Vous
dire d’abord qu’il y a plus d’un demi siècle que je n’ai plus quinze ans, que
je ne suis pas un beau gosse et que j’adore le sexe opposé.
Je
vis à quarante-cinq bornes de Barcelone. Je travaille dès mon bureau privé, à
la maison, mais malgré tout je dois faire chaque semaine deux, trois ou quatre
aller-retours. Une réunion, un entretien, une activité sociale.
Je
choisis le train pour quelques bonnes raisons. D’abord parce qu’il est bien
plus pratique et nettement moins cher de se déplacer dans la ville à pied, en
métro ou en bus qu’en voiture. Et plus plaisant, aussi.
Le
déplacement en train dure une heure, durant laquelle je regarde le paysage, d’abord
les vignes de la région vinicole que j’habite, plus tard le paysage industriel
de la banlieue barcelonnaise. Je regarde aussi le paysage de l’intérieur du
wagon.

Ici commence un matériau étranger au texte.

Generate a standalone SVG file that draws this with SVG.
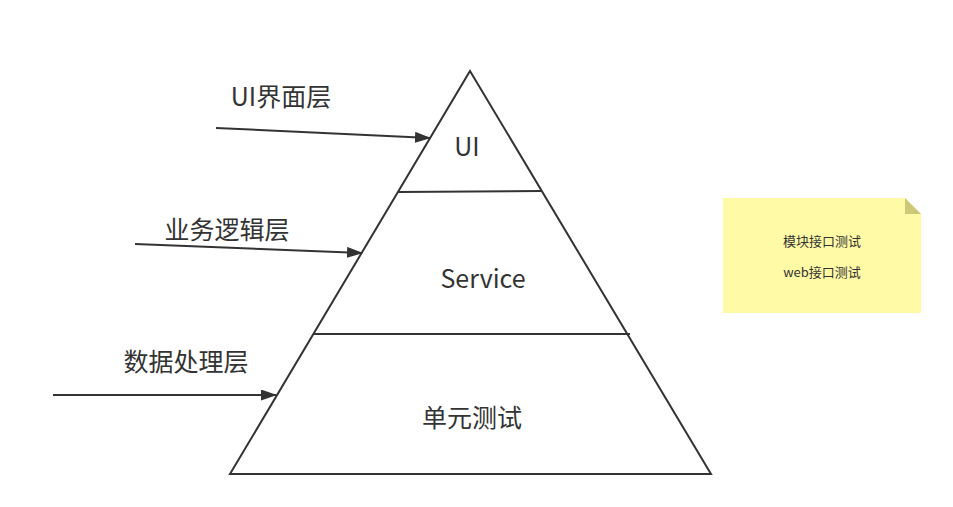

Des jeunes qui vont à l’université, quelques immigrants, des retraités,
des mendiants.
Peu
d’activités son aussi passionantes que croiser des regards avec des filles à la
jeunesse insolente. Elles sont généralement à leurs affaires, portable en main,
envoyant et recevant des sms ou des whatsApp pendant qu’elles écoutent de la
musique à travers les auriculaires.
Parfois,
heureusement pour moi, l’une ou l’autre me dédie un regard. Ou mieux, deux
regards, l’aller et le retour de la panoramique qui balaie l’intérieur de la
voiture ferroviaire. Il s’agit de regards volontairement lointains qui ne
montrent aucun intérêt, ni pour les passagers en général ni pour moi en
particulier.
Parfois,
cependant, le regard revient et se pose sur moi pendant une fraction de seconde
de plus. Ou de trop. Je regarde à mon tour, son regard à elle s’envole tel un
oiseau –ou un insecte- et revient au bout de deux secondes ou de deux minutes.
Ou jamais.
Si
il revient, son regard, c’est le début d’un dialogue dont les yeux sont vedette
mais aussi, parfois, le corps tout entier. Elle croise et décroise les jambes,
s’étire, met en place les vertèbres cervicales, se caresse le cou du doigt et,
parfois, prolonge le trajet digital jusqu’à l’échancrure du décolleté. Ou sous
la bretelle visible de quelque pièce de lingerie.
Ce
n’est là souvent qu’un geste unique, isolé et sans autre interprétation, mais
il arrive qu’il marque le début d’un discours parallèle qui prolonge celui des
regards, ponctuels ou soutenus, suivis ou éloignés l’un de l’autre.
Le
doigt malin prend parfois le temps, rien ne presse, de parcourir la bretelle en
long, entre le tissu et la peau. À la fin du trajet le regard souligne les intentions
et me les dédie, mettant à l’épreuve ma sensibilité. Et ma capacité de contrôle
des muscles de la face, ceux qui contrôlent les expressions.
Je
ne vous parle pas d’un fait isolé. Ni de quelque chose d’habituel. Cela n’arrive
que de temps à autre et c’est une bonne raison ajoutée pour préférer le chemin
de fer. Le train en compagnie ou la voiture en solitaire. Pas de doute.
Et
le contact réel ? Il ne se produit presque jamais. Ou presque...
Deux
fois j’ai matérialisé l’espace de temps gestuel, le prolongeant d’un café siroté
au premier bar trouvé en sortant de la gare.
Une
fois une adresse de courrier électronique, une fois un numéro de téléphone, un
rendez-vous et quelques moments de causerie et de silences éloquents suivis de
rien. Ou de presque rien, vu que la pensée, les rèves et les émois existent et
pèsent de tout leur poids dans ma tête d’homme d’un certain âge et, j’imagine,
dans la machine à penser et à sentir de mes interlocutrices de ces rencontres
du troisième type.
Je
vous laisse songeurs. J’ai un train à prendre.